- [EXERCISE BRIEF] Copy word for word the lines in the records below, starting at the line with "What D3.js code" and ending at the line with "- margin.bottom, margin.top])". Skip the pictures.

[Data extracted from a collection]
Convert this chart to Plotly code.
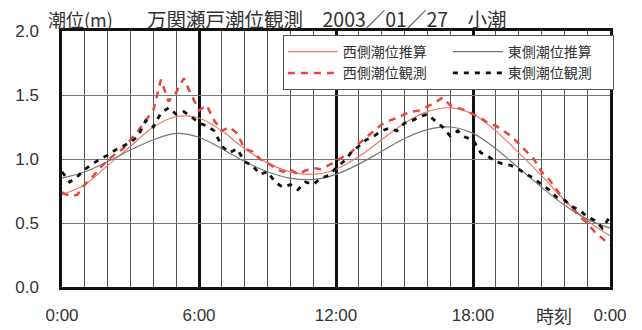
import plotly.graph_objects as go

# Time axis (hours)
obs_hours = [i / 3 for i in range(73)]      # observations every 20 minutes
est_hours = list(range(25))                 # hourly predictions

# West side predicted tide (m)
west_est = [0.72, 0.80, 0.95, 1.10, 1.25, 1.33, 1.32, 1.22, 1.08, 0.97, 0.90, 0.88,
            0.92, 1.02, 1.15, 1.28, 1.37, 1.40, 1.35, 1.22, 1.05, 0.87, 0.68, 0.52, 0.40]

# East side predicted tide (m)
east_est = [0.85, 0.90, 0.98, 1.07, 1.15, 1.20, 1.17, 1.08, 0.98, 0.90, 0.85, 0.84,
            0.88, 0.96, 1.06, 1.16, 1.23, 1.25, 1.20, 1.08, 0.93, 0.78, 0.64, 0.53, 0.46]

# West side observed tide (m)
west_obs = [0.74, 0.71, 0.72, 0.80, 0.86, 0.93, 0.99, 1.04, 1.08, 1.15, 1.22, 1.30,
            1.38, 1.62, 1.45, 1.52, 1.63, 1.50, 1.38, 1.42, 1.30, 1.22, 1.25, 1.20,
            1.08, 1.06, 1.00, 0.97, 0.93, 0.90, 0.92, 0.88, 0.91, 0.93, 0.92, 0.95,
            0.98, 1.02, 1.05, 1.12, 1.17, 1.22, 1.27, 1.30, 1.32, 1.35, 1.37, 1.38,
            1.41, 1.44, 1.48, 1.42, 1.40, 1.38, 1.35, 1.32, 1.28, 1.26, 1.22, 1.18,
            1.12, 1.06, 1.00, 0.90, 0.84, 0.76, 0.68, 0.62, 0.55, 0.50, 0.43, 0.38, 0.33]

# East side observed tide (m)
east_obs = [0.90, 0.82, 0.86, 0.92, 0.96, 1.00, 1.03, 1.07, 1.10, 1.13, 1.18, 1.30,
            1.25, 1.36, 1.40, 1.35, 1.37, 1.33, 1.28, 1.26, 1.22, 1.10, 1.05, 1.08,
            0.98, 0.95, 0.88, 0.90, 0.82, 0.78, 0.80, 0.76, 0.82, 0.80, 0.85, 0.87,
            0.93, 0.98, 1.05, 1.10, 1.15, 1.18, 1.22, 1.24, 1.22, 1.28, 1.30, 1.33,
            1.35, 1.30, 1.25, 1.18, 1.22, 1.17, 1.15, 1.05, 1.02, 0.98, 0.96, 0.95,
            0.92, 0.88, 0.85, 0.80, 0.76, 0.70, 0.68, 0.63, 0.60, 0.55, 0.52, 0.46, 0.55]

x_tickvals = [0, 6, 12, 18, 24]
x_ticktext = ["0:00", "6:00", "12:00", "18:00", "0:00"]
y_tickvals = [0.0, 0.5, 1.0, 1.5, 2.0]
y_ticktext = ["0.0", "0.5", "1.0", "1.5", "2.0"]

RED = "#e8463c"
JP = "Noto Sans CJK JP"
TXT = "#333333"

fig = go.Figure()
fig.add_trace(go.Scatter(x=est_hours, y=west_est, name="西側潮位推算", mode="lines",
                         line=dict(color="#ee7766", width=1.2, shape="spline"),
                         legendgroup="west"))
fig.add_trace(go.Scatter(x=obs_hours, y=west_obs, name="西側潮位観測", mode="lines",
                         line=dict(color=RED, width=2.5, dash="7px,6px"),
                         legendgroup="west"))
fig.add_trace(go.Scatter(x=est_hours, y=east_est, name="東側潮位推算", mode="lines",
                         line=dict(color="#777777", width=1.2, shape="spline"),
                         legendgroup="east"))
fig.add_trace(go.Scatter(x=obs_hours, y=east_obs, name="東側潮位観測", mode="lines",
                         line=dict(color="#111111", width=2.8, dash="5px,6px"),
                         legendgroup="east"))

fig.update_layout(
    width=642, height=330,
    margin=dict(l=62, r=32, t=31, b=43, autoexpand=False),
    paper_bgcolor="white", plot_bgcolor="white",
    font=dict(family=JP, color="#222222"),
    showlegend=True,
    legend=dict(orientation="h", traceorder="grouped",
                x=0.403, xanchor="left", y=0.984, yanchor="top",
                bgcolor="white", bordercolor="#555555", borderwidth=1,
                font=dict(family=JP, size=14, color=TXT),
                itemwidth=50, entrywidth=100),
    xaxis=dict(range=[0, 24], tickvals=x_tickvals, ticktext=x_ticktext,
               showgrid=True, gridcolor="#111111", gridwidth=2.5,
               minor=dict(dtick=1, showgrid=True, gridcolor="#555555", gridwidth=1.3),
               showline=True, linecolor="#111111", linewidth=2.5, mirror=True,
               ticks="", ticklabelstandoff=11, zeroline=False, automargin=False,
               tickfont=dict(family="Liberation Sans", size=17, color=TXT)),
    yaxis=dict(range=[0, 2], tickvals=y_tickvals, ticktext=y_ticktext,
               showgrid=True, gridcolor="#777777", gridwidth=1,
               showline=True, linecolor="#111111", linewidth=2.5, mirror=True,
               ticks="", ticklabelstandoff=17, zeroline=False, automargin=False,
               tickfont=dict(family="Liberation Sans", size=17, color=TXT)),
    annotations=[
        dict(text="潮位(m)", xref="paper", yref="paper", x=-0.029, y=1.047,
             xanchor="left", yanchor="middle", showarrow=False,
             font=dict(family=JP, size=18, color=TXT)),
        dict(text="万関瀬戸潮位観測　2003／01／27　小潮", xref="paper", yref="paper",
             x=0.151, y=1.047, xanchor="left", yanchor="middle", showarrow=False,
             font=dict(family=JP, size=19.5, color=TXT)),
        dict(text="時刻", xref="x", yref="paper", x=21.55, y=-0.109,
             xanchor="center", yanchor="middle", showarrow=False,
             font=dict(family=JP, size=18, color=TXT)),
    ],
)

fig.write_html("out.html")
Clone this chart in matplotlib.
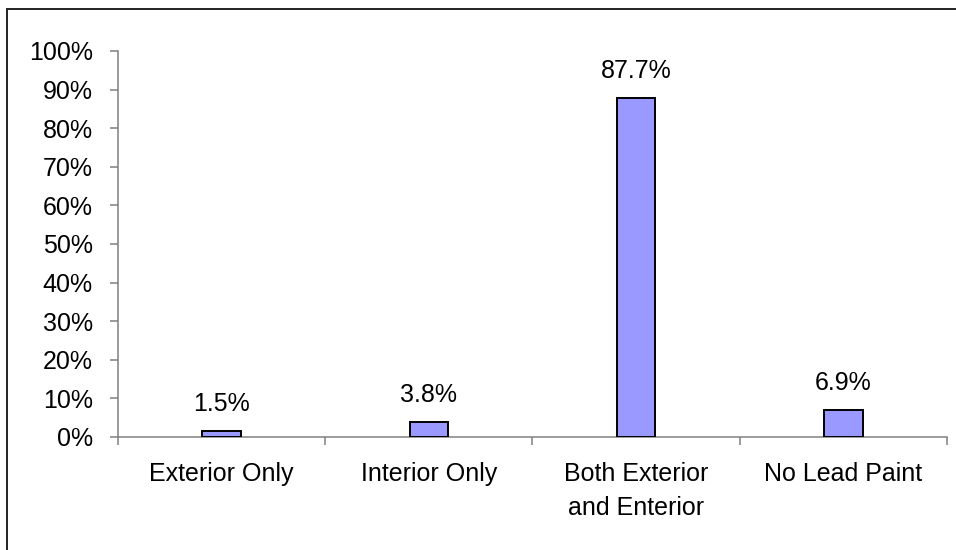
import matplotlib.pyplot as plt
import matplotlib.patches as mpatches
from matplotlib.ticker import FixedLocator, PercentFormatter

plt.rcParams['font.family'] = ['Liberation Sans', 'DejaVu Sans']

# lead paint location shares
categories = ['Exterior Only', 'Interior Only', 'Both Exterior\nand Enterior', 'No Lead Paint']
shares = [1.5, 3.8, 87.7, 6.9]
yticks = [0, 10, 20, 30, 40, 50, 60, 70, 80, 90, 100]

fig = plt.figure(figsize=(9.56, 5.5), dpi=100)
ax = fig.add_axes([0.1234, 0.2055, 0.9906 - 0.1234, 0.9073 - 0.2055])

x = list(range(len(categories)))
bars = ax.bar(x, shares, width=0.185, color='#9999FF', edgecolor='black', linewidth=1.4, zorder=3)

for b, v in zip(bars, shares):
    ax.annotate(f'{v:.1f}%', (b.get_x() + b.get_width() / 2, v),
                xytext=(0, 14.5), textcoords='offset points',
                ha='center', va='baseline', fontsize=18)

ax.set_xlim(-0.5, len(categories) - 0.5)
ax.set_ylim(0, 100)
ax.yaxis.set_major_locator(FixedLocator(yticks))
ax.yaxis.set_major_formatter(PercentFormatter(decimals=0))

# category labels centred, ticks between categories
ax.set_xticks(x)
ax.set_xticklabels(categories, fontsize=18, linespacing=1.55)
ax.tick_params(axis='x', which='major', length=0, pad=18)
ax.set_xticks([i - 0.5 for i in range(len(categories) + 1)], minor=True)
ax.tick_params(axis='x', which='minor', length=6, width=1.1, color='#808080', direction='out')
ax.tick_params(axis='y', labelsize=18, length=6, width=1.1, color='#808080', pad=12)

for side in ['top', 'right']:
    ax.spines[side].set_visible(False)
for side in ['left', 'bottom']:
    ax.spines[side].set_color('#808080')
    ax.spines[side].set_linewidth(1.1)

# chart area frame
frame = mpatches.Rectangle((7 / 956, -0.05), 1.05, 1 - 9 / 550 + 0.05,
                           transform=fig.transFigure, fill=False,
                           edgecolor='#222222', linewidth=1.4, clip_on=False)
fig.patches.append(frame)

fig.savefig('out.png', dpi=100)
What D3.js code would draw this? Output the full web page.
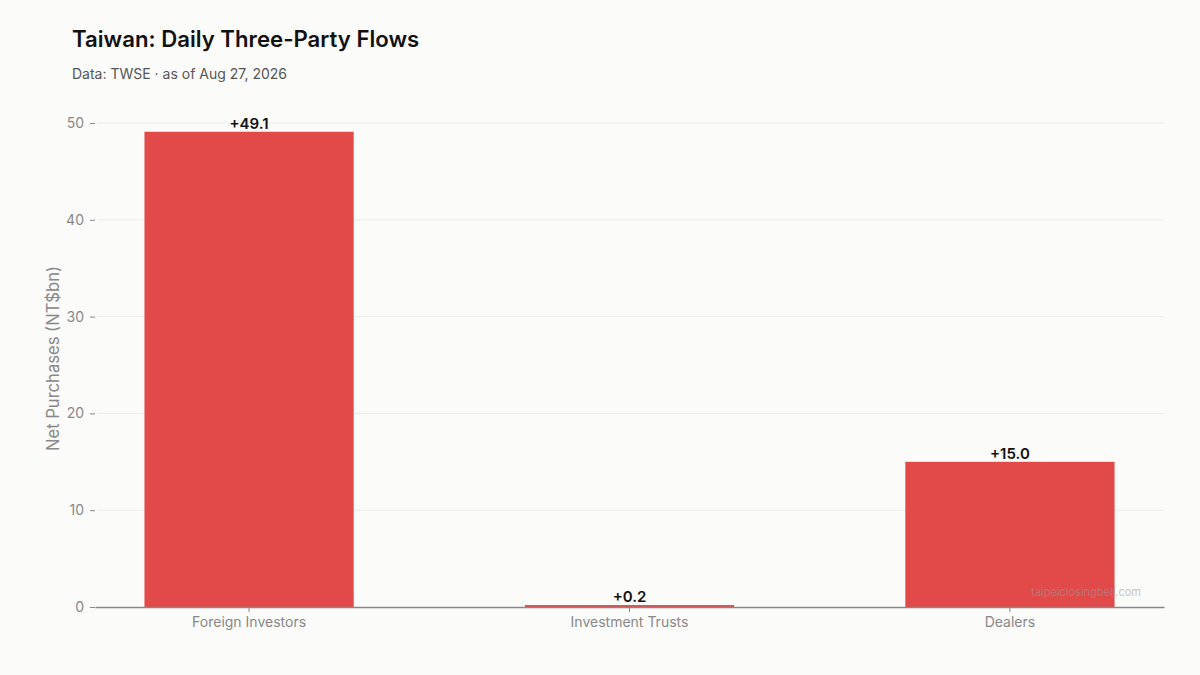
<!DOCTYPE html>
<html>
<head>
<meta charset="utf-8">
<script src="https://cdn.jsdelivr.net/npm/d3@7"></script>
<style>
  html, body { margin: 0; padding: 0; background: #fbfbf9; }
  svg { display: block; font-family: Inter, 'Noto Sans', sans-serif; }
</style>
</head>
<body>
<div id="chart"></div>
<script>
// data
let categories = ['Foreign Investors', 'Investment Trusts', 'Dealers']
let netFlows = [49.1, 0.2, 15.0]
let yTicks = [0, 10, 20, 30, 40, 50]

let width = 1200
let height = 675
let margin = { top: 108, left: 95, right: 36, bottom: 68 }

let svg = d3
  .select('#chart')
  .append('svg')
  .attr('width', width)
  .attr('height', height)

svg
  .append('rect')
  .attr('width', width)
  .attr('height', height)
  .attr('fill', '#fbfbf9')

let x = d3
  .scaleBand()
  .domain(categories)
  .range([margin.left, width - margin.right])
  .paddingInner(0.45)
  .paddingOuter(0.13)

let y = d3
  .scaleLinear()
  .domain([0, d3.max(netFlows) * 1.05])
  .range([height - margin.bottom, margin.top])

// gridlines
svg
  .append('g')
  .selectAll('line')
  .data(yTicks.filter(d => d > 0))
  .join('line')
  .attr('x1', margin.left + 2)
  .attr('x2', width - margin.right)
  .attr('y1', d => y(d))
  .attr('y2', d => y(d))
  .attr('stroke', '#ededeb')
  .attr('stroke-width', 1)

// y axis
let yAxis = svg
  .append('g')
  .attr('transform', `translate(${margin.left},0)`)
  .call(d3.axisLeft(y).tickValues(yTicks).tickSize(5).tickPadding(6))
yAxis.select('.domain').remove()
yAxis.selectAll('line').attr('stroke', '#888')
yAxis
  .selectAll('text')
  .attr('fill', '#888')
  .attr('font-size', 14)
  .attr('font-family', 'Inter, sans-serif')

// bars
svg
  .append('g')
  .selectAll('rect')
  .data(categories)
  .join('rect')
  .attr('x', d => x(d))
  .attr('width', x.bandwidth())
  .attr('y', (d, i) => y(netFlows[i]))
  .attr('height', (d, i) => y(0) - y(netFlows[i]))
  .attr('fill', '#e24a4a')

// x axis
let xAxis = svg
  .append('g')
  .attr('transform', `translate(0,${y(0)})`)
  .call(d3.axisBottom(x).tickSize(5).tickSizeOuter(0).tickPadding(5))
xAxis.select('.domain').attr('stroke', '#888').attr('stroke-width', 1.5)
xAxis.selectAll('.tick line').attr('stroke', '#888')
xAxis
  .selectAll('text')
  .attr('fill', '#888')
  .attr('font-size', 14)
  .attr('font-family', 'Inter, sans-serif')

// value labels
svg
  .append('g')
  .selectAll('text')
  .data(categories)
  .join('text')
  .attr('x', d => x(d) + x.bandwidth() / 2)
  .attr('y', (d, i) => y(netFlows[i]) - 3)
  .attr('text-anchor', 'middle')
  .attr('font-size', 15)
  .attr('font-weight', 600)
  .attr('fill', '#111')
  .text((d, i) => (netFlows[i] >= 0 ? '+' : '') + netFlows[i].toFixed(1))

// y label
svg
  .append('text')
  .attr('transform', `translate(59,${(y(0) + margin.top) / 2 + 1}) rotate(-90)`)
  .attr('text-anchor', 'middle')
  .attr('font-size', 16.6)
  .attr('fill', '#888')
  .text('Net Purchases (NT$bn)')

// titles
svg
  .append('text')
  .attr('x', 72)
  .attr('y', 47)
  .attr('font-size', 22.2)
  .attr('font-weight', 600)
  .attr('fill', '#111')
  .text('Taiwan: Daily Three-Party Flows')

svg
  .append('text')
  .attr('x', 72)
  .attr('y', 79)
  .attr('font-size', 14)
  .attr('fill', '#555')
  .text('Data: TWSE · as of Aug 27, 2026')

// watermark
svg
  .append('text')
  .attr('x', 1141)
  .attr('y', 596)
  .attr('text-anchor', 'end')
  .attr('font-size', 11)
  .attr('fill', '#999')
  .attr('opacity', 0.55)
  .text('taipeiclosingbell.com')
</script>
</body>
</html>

- [EXPECTED ANSWER]
What D3.js code would draw this? Output the full web page.
<!DOCTYPE html>
<html>
<head>
<meta charset="utf-8">
<script src="https://cdn.jsdelivr.net/npm/d3@7"></script>
<style>
  html, body { margin: 0; padding: 0; background: #fbfbf9; }
  svg { display: block; font-family: Inter, 'Noto Sans', sans-serif; }
</style>
</head>
<body>
<div id="chart"></div>
<script>
// data
let categories = ['Foreign Investors', 'Investment Trusts', 'Dealers']
let netFlows = [49.1, 0.2, 15.0]
let yTicks = [0, 10, 20, 30, 40, 50]

let width = 1200
let height = 675
let margin = { top: 108, left: 95, right: 36, bottom: 68 }

let svg = d3
  .select('#chart')
  .append('svg')
  .attr('width', width)
  .attr('height', height)

svg
  .append('rect')
  .attr('width', width)
  .attr('height', height)
  .attr('fill', '#fbfbf9')

let x = d3
  .scaleBand()
  .domain(categories)
  .range([margin.left, width - margin.right])
  .paddingInner(0.45)
  .paddingOuter(0.13)

let y = d3
  .scaleLinear()
  .domain([0, d3.max(netFlows) * 1.05])
  .range([height - margin.bottom, margin.top])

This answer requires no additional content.